(begin)
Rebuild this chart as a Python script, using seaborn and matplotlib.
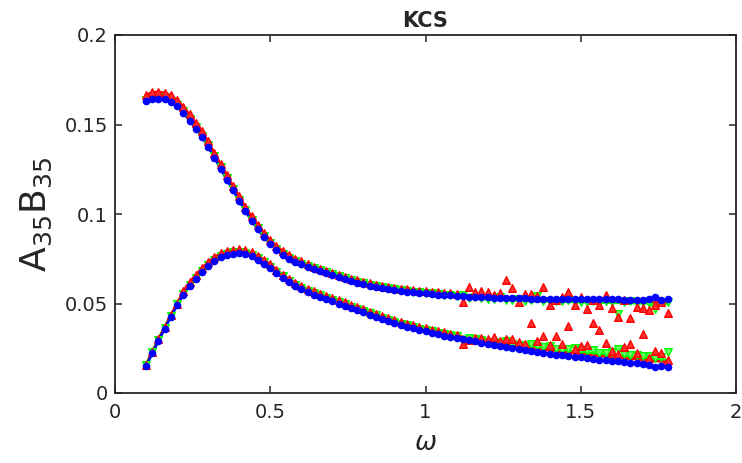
import matplotlib
matplotlib.use("Agg")
import matplotlib.pyplot as plt
import seaborn as sns
import numpy as np

# ---------------- data ----------------
omega = [0.10, 0.12, 0.14, 0.16, 0.18, 0.20, 0.22, 0.24, 0.26, 0.28,
         0.30, 0.32, 0.34, 0.36, 0.38, 0.40, 0.42, 0.44, 0.46, 0.48,
         0.50, 0.52, 0.54, 0.56, 0.58, 0.60, 0.62, 0.64, 0.66, 0.68,
         0.70, 0.72, 0.74, 0.76, 0.78, 0.80, 0.82, 0.84, 0.86, 0.88,
         0.90, 0.92, 0.94, 0.96, 0.98, 1.00, 1.02, 1.04, 1.06, 1.08,
         1.10, 1.12, 1.14, 1.16, 1.18, 1.20, 1.22, 1.24, 1.26, 1.28,
         1.30, 1.32, 1.34, 1.36, 1.38, 1.40, 1.42, 1.44, 1.46, 1.48,
         1.50, 1.52, 1.54, 1.56, 1.58, 1.60, 1.62, 1.64, 1.66, 1.68,
         1.70, 1.72, 1.74, 1.76, 1.78]

# upper curve, three solutions
blue_upper = [0.1630, 0.1642, 0.1645, 0.1640, 0.1626, 0.1602, 0.1565, 0.1522, 0.1477, 0.1430,
              0.1375, 0.1315, 0.1253, 0.1192, 0.1133, 0.1073, 0.1015, 0.0963, 0.0915, 0.0870,
              0.0832, 0.0800, 0.0772, 0.0750, 0.0732, 0.0718, 0.0705, 0.0693, 0.0681, 0.0669,
              0.0658, 0.0646, 0.0635, 0.0625, 0.0616, 0.0607, 0.0600, 0.0593, 0.0587, 0.0581,
              0.0576, 0.0571, 0.0567, 0.0563, 0.0559, 0.0556, 0.0553, 0.0550, 0.0547, 0.0545,
              0.0543, 0.0541, 0.0539, 0.0537, 0.0535, 0.0534, 0.0533, 0.0532, 0.0531, 0.0530,
              0.0529, 0.0528, 0.0527, 0.0527, 0.0526, 0.0526, 0.0525, 0.0525, 0.0524, 0.0524,
              0.0524, 0.0523, 0.0523, 0.0523, 0.0523, 0.0523, 0.0523, 0.0522, 0.0522, 0.0522,
              0.0522, 0.0523, 0.0536, 0.0522, 0.0523]
green_upper = [0.1636, 0.1648, 0.1651, 0.1646, 0.1633, 0.1609, 0.1573, 0.1530, 0.1485, 0.1438,
               0.1383, 0.1323, 0.1261, 0.1200, 0.1140, 0.1080, 0.1022, 0.0969, 0.0921, 0.0876,
               0.0837, 0.0805, 0.0777, 0.0755, 0.0737, 0.0722, 0.0709, 0.0697, 0.0685, 0.0674,
               0.0663, 0.0651, 0.0640, 0.0630, 0.0621, 0.0612, 0.0605, 0.0598, 0.0592, 0.0586,
               0.0581, 0.0576, 0.0571, 0.0567, 0.0563, 0.0560, 0.0557, 0.0554, 0.0550, 0.0546,
               0.0542, 0.0538, 0.0534, 0.0531, 0.0528, 0.0526, 0.0524, 0.0523, 0.0522, 0.0520,
               0.0519, 0.0518, 0.0517, 0.0516, 0.0515, 0.0514, 0.0513, 0.0512, 0.0512, 0.0511,
               0.0510, 0.0510, 0.0509, 0.0508, 0.0508, 0.0507, 0.0506, 0.0506, 0.0505, 0.0505,
               0.0504, 0.0504, 0.0503, 0.0503, 0.0502]
red_upper = [0.1667, 0.1679, 0.1682, 0.1677, 0.1663, 0.1639, 0.1600, 0.1556, 0.1510, 0.1462,
             0.1406, 0.1342, 0.1279, 0.1218, 0.1158, 0.1098, 0.1040, 0.0987, 0.0939, 0.0893,
             0.0854, 0.0822, 0.0794, 0.0771, 0.0751, 0.0735, 0.0719, 0.0706, 0.0694, 0.0682,
             0.0671, 0.0659, 0.0648, 0.0638, 0.0629, 0.0620, 0.0613, 0.0606, 0.0600, 0.0594,
             0.0588, 0.0583, 0.0579, 0.0575, 0.0571, 0.0568, 0.0565, 0.0562, 0.0559, 0.0556,
             0.0553, 0.0548, 0.0545, 0.0542, 0.0539, 0.0537, 0.0535, 0.0533, 0.0531, 0.0529,
             0.0528, 0.0527, 0.0525, 0.0524, 0.0523, 0.0522, 0.0521, 0.0520, 0.0519, 0.0518,
             0.0517, 0.0516, 0.0515, 0.0515, 0.0514, 0.0513, 0.0512, 0.0511, 0.0510, 0.0510,
             0.0509, 0.0508, 0.0508, 0.0507, 0.0506]

# lower curve
blue_lower = [0.0150, 0.0222, 0.0292, 0.0360, 0.0426, 0.0490, 0.0548, 0.0598, 0.0638, 0.0675,
              0.0710, 0.0738, 0.0758, 0.0772, 0.0779, 0.0780, 0.0775, 0.0763, 0.0745, 0.0722,
              0.0697, 0.0670, 0.0644, 0.0620, 0.0598, 0.0580, 0.0564, 0.0550, 0.0537, 0.0524,
              0.0512, 0.0500, 0.0488, 0.0475, 0.0462, 0.0450, 0.0437, 0.0425, 0.0413, 0.0402,
              0.0391, 0.0380, 0.0370, 0.0361, 0.0352, 0.0344, 0.0336, 0.0328, 0.0321, 0.0314,
              0.0307, 0.0300, 0.0294, 0.0288, 0.0282, 0.0276, 0.0270, 0.0264, 0.0258, 0.0252,
              0.0246, 0.0240, 0.0234, 0.0229, 0.0224, 0.0219, 0.0215, 0.0211, 0.0207, 0.0203,
              0.0199, 0.0195, 0.0191, 0.0187, 0.0183, 0.0179, 0.0176, 0.0172, 0.0169, 0.0166,
              0.0162, 0.0159, 0.0145, 0.0153, 0.0148]
green_lower = [0.0154, 0.0227, 0.0297, 0.0365, 0.0431, 0.0495, 0.0553, 0.0603, 0.0643, 0.0680,
               0.0715, 0.0744, 0.0764, 0.0778, 0.0786, 0.0788, 0.0783, 0.0771, 0.0753, 0.0730,
               0.0705, 0.0678, 0.0652, 0.0628, 0.0606, 0.0588, 0.0572, 0.0558, 0.0545, 0.0532,
               0.0520, 0.0508, 0.0496, 0.0483, 0.0470, 0.0458, 0.0445, 0.0433, 0.0421, 0.0410,
               0.0399, 0.0388, 0.0378, 0.0369, 0.0360, 0.0352, 0.0344, 0.0336, 0.0329, 0.0322,
               0.0316, 0.0311, 0.0306, 0.0301, 0.0296, 0.0291, 0.0286, 0.0281, 0.0276, 0.0271,
               0.0266, 0.0261, 0.0256, 0.0252, 0.0248, 0.0244, 0.0240, 0.0236, 0.0233, 0.0229,
               0.0226, 0.0222, 0.0219, 0.0216, 0.0212, 0.0209, 0.0206, 0.0203, 0.0200, 0.0197,
               0.0194, 0.0191, 0.0188, 0.0185, 0.0182]
red_lower = [0.0156, 0.0228, 0.0299, 0.0368, 0.0435, 0.0500, 0.0570, 0.0620, 0.0660, 0.0697,
             0.0732, 0.0760, 0.0780, 0.0794, 0.0801, 0.0803, 0.0797, 0.0785, 0.0767, 0.0744,
             0.0719, 0.0688, 0.0662, 0.0638, 0.0616, 0.0598, 0.0582, 0.0568, 0.0555, 0.0542,
             0.0530, 0.0518, 0.0506, 0.0493, 0.0480, 0.0468, 0.0455, 0.0443, 0.0431, 0.0420,
             0.0409, 0.0398, 0.0388, 0.0379, 0.0370, 0.0362, 0.0354, 0.0346, 0.0339, 0.0332,
             0.0325, 0.0313, 0.0307, 0.0301, 0.0295, 0.0290, 0.0284, 0.0278, 0.0273, 0.0267,
             0.0262, 0.0256, 0.0251, 0.0246, 0.0241, 0.0237, 0.0233, 0.0229, 0.0225, 0.0221,
             0.0218, 0.0214, 0.0210, 0.0207, 0.0203, 0.0200, 0.0197, 0.0194, 0.0191, 0.0188,
             0.0185, 0.0182, 0.0179, 0.0176, 0.0173]

# scattered sample points for omega >= 1.12 (index 51 onwards)
tail_start = 51
red_upper_tail = [0.0507, 0.0590, 0.0562, 0.0571, 0.0562, 0.0545, 0.0556, 0.0631, 0.0585, 0.0507,
                  0.0551, 0.0551, 0.0544, 0.0594, 0.0492, 0.0520, 0.0539, 0.0566, 0.0492, 0.0539,
                  0.0469, 0.0520, 0.0492, 0.0548, 0.0473, 0.0426, 0.0520, 0.0421, 0.0483, 0.0473,
                  0.0464, 0.0492, 0.0510, 0.0449]
green_upper_tail = [0.0546, 0.0530, 0.0534, 0.0528, 0.0524, 0.0526, 0.0535, 0.0520, 0.0518, 0.0524,
                    0.0515, 0.0518, 0.0540, 0.0514, 0.0511, 0.0516, 0.0512, 0.0522, 0.0508, 0.0510,
                    0.0506, 0.0512, 0.0505, 0.0515, 0.0507, 0.0440, 0.0510, 0.0516, 0.0504, 0.0506,
                    0.0502, 0.0472, 0.0506, 0.0510]
red_lower_tail = [0.0272, 0.0296, 0.0306, 0.0306, 0.0300, 0.0311, 0.0291, 0.0302, 0.0300, 0.0287,
                  0.0272, 0.0393, 0.0291, 0.0318, 0.0268, 0.0318, 0.0274, 0.0374, 0.0246, 0.0262,
                  0.0268, 0.0389, 0.0352, 0.0282, 0.0235, 0.0216, 0.0257, 0.0274, 0.0222, 0.0328,
                  0.0196, 0.0235, 0.0222, 0.0187]
green_lower_tail = [0.0285, 0.0310, 0.0300, 0.0296, 0.0287, 0.0283, 0.0278, 0.0290, 0.0272, 0.0268,
                    0.0261, 0.0272, 0.0262, 0.0255, 0.0260, 0.0247, 0.0243, 0.0246, 0.0250, 0.0238,
                    0.0232, 0.0240, 0.0226, 0.0222, 0.0230, 0.0246, 0.0216, 0.0212, 0.0210, 0.0205,
                    0.0204, 0.0196, 0.0200, 0.0231]

x_ticks = [0, 0.5, 1, 1.5, 2]
x_tick_labels = ["0", "0.5", "1", "1.5", "2"]
y_ticks = [0, 0.05, 0.1, 0.15, 0.2]
y_tick_labels = ["0", "0.05", "0.1", "0.15", "0.2"]

# ---------------- style ----------------
sns.set_style("ticks")
plt.rcParams["font.family"] = ["DejaVu Sans"]
plt.rcParams["mathtext.fontset"] = "dejavusans"

fig = plt.figure(figsize=(7.42, 4.63), dpi=100)
ax = fig.add_axes([115 / 742, 1 - 393 / 463, (736 - 115) / 742, (393 - 35) / 463])

RED, GREEN, BLUE = "#ff0000", "#00ff00", "#0000ff"

series = [
    (green_upper, green_upper[:tail_start] + green_upper_tail, GREEN, "#6cff6c", "v", 30, 2.6, 2.0),
    (green_lower, green_lower[:tail_start] + green_lower_tail, GREEN, "#6cff6c", "v", 30, 2.6, 2.0),
    (red_upper, red_upper[:tail_start] + red_upper_tail, RED, "#ff3030", "^", 30, 1.8, 2.1),
    (red_lower, red_lower[:tail_start] + red_lower_tail, RED, "#ff3030", "^", 30, 1.8, 2.1),
    (blue_upper, blue_upper, BLUE, BLUE, "o", 20, 1.8, 2.2),
    (blue_lower, blue_lower, BLUE, BLUE, "o", 20, 1.8, 2.2),
]

for line_vals, pts, col, face, mk, size, lw, z in series:
    sns.lineplot(x=omega, y=line_vals, color=col, linewidth=lw, ax=ax, zorder=z)
    sns.scatterplot(x=omega, y=pts, marker=mk, s=size, color=face, edgecolor=col,
                    linewidth=1.0, ax=ax, zorder=z + 1.0)

ax.set_xlim(0, 2)
ax.set_ylim(0, 0.2)
ax.set_xticks(x_ticks)
ax.set_xticklabels(x_tick_labels)
ax.set_yticks(y_ticks)
ax.set_yticklabels(y_tick_labels)

for s in ax.spines.values():
    s.set_visible(True)
    s.set_color("#262626")
    s.set_linewidth(1.3)

ax.tick_params(axis="both", which="both", direction="in", length=5, width=1.1,
               colors="#262626", labelsize=14, top=True, right=True,
               labeltop=False, labelright=False)
ax.tick_params(axis="x", pad=7)
ax.tick_params(axis="y", pad=5)

ax.set_title("KCS", fontsize=15, fontweight="bold", pad=6)
ax.set_xlabel(r"$\omega$", fontsize=19, color="#262626", labelpad=6)
ax.set_ylabel(r"A$_{35}$B$_{35}$", fontsize=26, color="#262626", labelpad=8)

fig.savefig("out.png", dpi=100)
(end)
▶ **Prompt**:
Without the pictures, return the listing above from its first line through the line that has "import numpy as np".

▶ **Answer for the task**:
Rebuild this chart as a Python script, using seaborn and matplotlib.
import matplotlib
matplotlib.use("Agg")
import matplotlib.pyplot as plt
import seaborn as sns
import numpy as np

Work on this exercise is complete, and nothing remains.